** Start Dataset section **

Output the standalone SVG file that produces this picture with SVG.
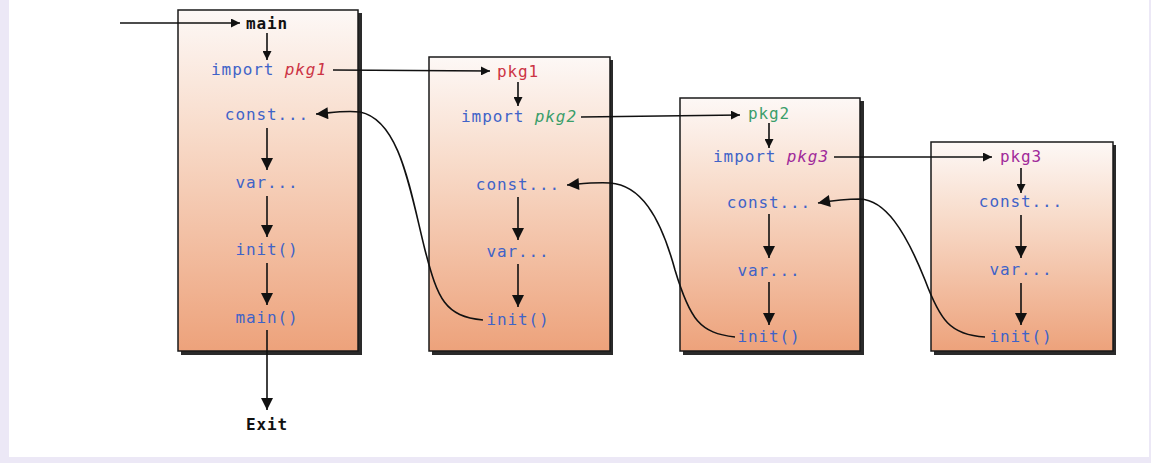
<svg xmlns="http://www.w3.org/2000/svg" width="1151" height="463" viewBox="0 0 1151 463">
<style>
.t{font-family:"DejaVu Sans Mono","Liberation Mono",monospace;font-size:16px;letter-spacing:0.9px;text-anchor:middle;fill:#3f63c8}
.hd{font-weight:bold}
.k{fill:#111;font-weight:bold}
.r{fill:#cc3344}.g{fill:#3a9e6a}.p{fill:#a02a9a}
.it{font-style:italic}
.box{fill:url(#grad);stroke:#1a1a1a;stroke-width:1.5}
.sh{fill:#2a2a2a}
.ln{fill:none;stroke:#111;stroke-width:1.6}
</style>
<defs>
<linearGradient id="grad" x1="0" y1="0" x2="0" y2="1">
<stop offset="0" stop-color="#fdf8f6"/>
<stop offset="0.35" stop-color="#f8dccb"/>
<stop offset="1" stop-color="#eda27b"/>
</linearGradient>
<marker id="ah" viewBox="0 0 10 10" refX="10" refY="5" markerWidth="9" markerHeight="9" markerUnits="userSpaceOnUse" orient="auto">
<path d="M0,0 L10,5 L0,10 Z" fill="#111"/>
</marker>
<marker id="av" viewBox="0 0 10 10" refX="10" refY="5" markerWidth="14" markerHeight="12" markerUnits="userSpaceOnUse" orient="auto">
<path d="M0,0 L10,5 L0,10 Z" fill="#111"/>
</marker>
</defs>
<rect x="0" y="0" width="1151" height="463" fill="#ece8f6"/>
<rect x="9" y="0" width="1140" height="457" fill="#ffffff"/>

<g id="main-pkg">
<rect class="sh" x="181" y="13" width="181" height="342"/>
<rect class="box" x="178" y="10" width="180" height="341"/>
<text class="t k" x="267" y="29">main</text>
<text class="t" x="269" y="75">import <tspan class="r it">pkg1</tspan></text>
<text class="t" x="267" y="120">const...</text>
<text class="t" x="267" y="188">var...</text>
<text class="t" x="267" y="255">init()</text>
<text class="t" x="267" y="323">main()</text>
</g>

<g id="pkg1">
<rect class="sh" x="432" y="60" width="181" height="295"/>
<rect class="box" x="429" y="57" width="181" height="294"/>
<text class="t r" x="518" y="77">pkg1</text>
<text class="t" x="519" y="122">import <tspan class="g it">pkg2</tspan></text>
<text class="t" x="518" y="190">const...</text>
<text class="t" x="518" y="257">var...</text>
<text class="t" x="518" y="325">init()</text>
</g>

<g id="pkg2">
<rect class="sh" x="683" y="101" width="181" height="254"/>
<rect class="box" x="680" y="98" width="180" height="253"/>
<text class="t g" x="769" y="119">pkg2</text>
<text class="t" x="771" y="162">import <tspan class="p it">pkg3</tspan></text>
<text class="t" x="769" y="208">const...</text>
<text class="t" x="769" y="276">var...</text>
<text class="t" x="769" y="342">init()</text>
</g>

<g id="pkg3">
<rect class="sh" x="934" y="145" width="182" height="210"/>
<rect class="box" x="931" y="142" width="182" height="209"/>
<text class="t p" x="1021" y="162">pkg3</text>
<text class="t" x="1021" y="207">const...</text>
<text class="t" x="1021" y="275">var...</text>
<text class="t" x="1021" y="342">init()</text>
</g>

<text id="exit" class="t k" x="267" y="430">Exit</text>

<g id="connectors">
<line class="ln" x1="120" y1="23" x2="240" y2="23" marker-end="url(#ah)"/>
<line class="ln" x1="267" y1="33" x2="267" y2="60" marker-end="url(#ah)"/>
<line class="ln" x1="267" y1="128" x2="267" y2="170" marker-end="url(#av)"/>
<line class="ln" x1="267" y1="196" x2="267" y2="237" marker-end="url(#av)"/>
<line class="ln" x1="267" y1="263" x2="267" y2="305" marker-end="url(#av)"/>
<line class="ln" x1="267" y1="330" x2="267" y2="410" marker-end="url(#av)"/>

<line class="ln" x1="333" y1="70" x2="490" y2="71" marker-end="url(#ah)"/>
<line class="ln" x1="518" y1="82" x2="518" y2="106" marker-end="url(#ah)"/>
<line class="ln" x1="518" y1="197" x2="518" y2="240" marker-end="url(#av)"/>
<line class="ln" x1="518" y1="264" x2="518" y2="307" marker-end="url(#av)"/>

<line class="ln" x1="581" y1="117" x2="740" y2="115" marker-end="url(#ah)"/>
<line class="ln" x1="769" y1="123" x2="769" y2="148" marker-end="url(#ah)"/>
<line class="ln" x1="769" y1="214" x2="769" y2="258" marker-end="url(#av)"/>
<line class="ln" x1="769" y1="282" x2="769" y2="325" marker-end="url(#av)"/>

<line class="ln" x1="834" y1="157" x2="992" y2="157" marker-end="url(#ah)"/>
<line class="ln" x1="1021" y1="168" x2="1021" y2="193" marker-end="url(#ah)"/>
<line class="ln" x1="1021" y1="215" x2="1021" y2="258" marker-end="url(#av)"/>
<line class="ln" x1="1021" y1="283" x2="1021" y2="325" marker-end="url(#av)"/>

<path class="ln" d="M483,320 C445,316 438,300 425,250 C410,190 400,120 360,112 C345,110 330,113 316,114" marker-end="url(#av)"/>
<path class="ln" d="M735,337 C700,333 690,320 675,270 C660,215 640,185 610,183 C595,182 580,184 567,185" marker-end="url(#av)"/>
<path class="ln" d="M985,337 C950,335 940,320 925,280 C905,230 885,200 860,199 C845,199 830,201 818,203" marker-end="url(#av)"/>
</g>
</svg>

** End Dataset section **

● **Direction**: Go through the material above and print all of it exactly, except the pictures.

● **Result below**:
Output the standalone SVG file that produces this picture with SVG.
<svg xmlns="http://www.w3.org/2000/svg" width="1151" height="463" viewBox="0 0 1151 463">
<style>
.t{font-family:"DejaVu Sans Mono","Liberation Mono",monospace;font-size:16px;letter-spacing:0.9px;text-anchor:middle;fill:#3f63c8}
.hd{font-weight:bold}
.k{fill:#111;font-weight:bold}
.r{fill:#cc3344}.g{fill:#3a9e6a}.p{fill:#a02a9a}
.it{font-style:italic}
.box{fill:url(#grad);stroke:#1a1a1a;stroke-width:1.5}
.sh{fill:#2a2a2a}
.ln{fill:none;stroke:#111;stroke-width:1.6}
</style>
<defs>
<linearGradient id="grad" x1="0" y1="0" x2="0" y2="1">
<stop offset="0" stop-color="#fdf8f6"/>
<stop offset="0.35" stop-color="#f8dccb"/>
<stop offset="1" stop-color="#eda27b"/>
</linearGradient>
<marker id="ah" viewBox="0 0 10 10" refX="10" refY="5" markerWidth="9" markerHeight="9" markerUnits="userSpaceOnUse" orient="auto">
<path d="M0,0 L10,5 L0,10 Z" fill="#111"/>
</marker>
<marker id="av" viewBox="0 0 10 10" refX="10" refY="5" markerWidth="14" markerHeight="12" markerUnits="userSpaceOnUse" orient="auto">
<path d="M0,0 L10,5 L0,10 Z" fill="#111"/>
</marker>
</defs>
<rect x="0" y="0" width="1151" height="463" fill="#ece8f6"/>
<rect x="9" y="0" width="1140" height="457" fill="#ffffff"/>

<g id="main-pkg">
<rect class="sh" x="181" y="13" width="181" height="342"/>
<rect class="box" x="178" y="10" width="180" height="341"/>
<text class="t k" x="267" y="29">main</text>
<text class="t" x="269" y="75">import <tspan class="r it">pkg1</tspan></text>
<text class="t" x="267" y="120">const...</text>
<text class="t" x="267" y="188">var...</text>
<text class="t" x="267" y="255">init()</text>
<text class="t" x="267" y="323">main()</text>
</g>

<g id="pkg1">
<rect class="sh" x="432" y="60" width="181" height="295"/>
<rect class="box" x="429" y="57" width="181" height="294"/>
<text class="t r" x="518" y="77">pkg1</text>
<text class="t" x="519" y="122">import <tspan class="g it">pkg2</tspan></text>
<text class="t" x="518" y="190">const...</text>
<text class="t" x="518" y="257">var...</text>
<text class="t" x="518" y="325">init()</text>
</g>

<g id="pkg2">
<rect class="sh" x="683" y="101" width="181" height="254"/>
<rect class="box" x="680" y="98" width="180" height="253"/>
<text class="t g" x="769" y="119">pkg2</text>
<text class="t" x="771" y="162">import <tspan class="p it">pkg3</tspan></text>
<text class="t" x="769" y="208">const...</text>
<text class="t" x="769" y="276">var...</text>
<text class="t" x="769" y="342">init()</text>
</g>

<g id="pkg3">
<rect class="sh" x="934" y="145" width="182" height="210"/>
<rect class="box" x="931" y="142" width="182" height="209"/>
<text class="t p" x="1021" y="162">pkg3</text>
<text class="t" x="1021" y="207">const...</text>
<text class="t" x="1021" y="275">var...</text>
<text class="t" x="1021" y="342">init()</text>
</g>

<text id="exit" class="t k" x="267" y="430">Exit</text>

<g id="connectors">
<line class="ln" x1="120" y1="23" x2="240" y2="23" marker-end="url(#ah)"/>
<line class="ln" x1="267" y1="33" x2="267" y2="60" marker-end="url(#ah)"/>
<line class="ln" x1="267" y1="128" x2="267" y2="170" marker-end="url(#av)"/>
<line class="ln" x1="267" y1="196" x2="267" y2="237" marker-end="url(#av)"/>
<line class="ln" x1="267" y1="263" x2="267" y2="305" marker-end="url(#av)"/>
<line class="ln" x1="267" y1="330" x2="267" y2="410" marker-end="url(#av)"/>

<line class="ln" x1="333" y1="70" x2="490" y2="71" marker-end="url(#ah)"/>
<line class="ln" x1="518" y1="82" x2="518" y2="106" marker-end="url(#ah)"/>
<line class="ln" x1="518" y1="197" x2="518" y2="240" marker-end="url(#av)"/>
<line class="ln" x1="518" y1="264" x2="518" y2="307" marker-end="url(#av)"/>

<line class="ln" x1="581" y1="117" x2="740" y2="115" marker-end="url(#ah)"/>
<line class="ln" x1="769" y1="123" x2="769" y2="148" marker-end="url(#ah)"/>
<line class="ln" x1="769" y1="214" x2="769" y2="258" marker-end="url(#av)"/>
<line class="ln" x1="769" y1="282" x2="769" y2="325" marker-end="url(#av)"/>

<line class="ln" x1="834" y1="157" x2="992" y2="157" marker-end="url(#ah)"/>
<line class="ln" x1="1021" y1="168" x2="1021" y2="193" marker-end="url(#ah)"/>
<line class="ln" x1="1021" y1="215" x2="1021" y2="258" marker-end="url(#av)"/>
<line class="ln" x1="1021" y1="283" x2="1021" y2="325" marker-end="url(#av)"/>

<path class="ln" d="M483,320 C445,316 438,300 425,250 C410,190 400,120 360,112 C345,110 330,113 316,114" marker-end="url(#av)"/>
<path class="ln" d="M735,337 C700,333 690,320 675,270 C660,215 640,185 610,183 C595,182 580,184 567,185" marker-end="url(#av)"/>
<path class="ln" d="M985,337 C950,335 940,320 925,280 C905,230 885,200 860,199 C845,199 830,201 818,203" marker-end="url(#av)"/>
</g>
</svg>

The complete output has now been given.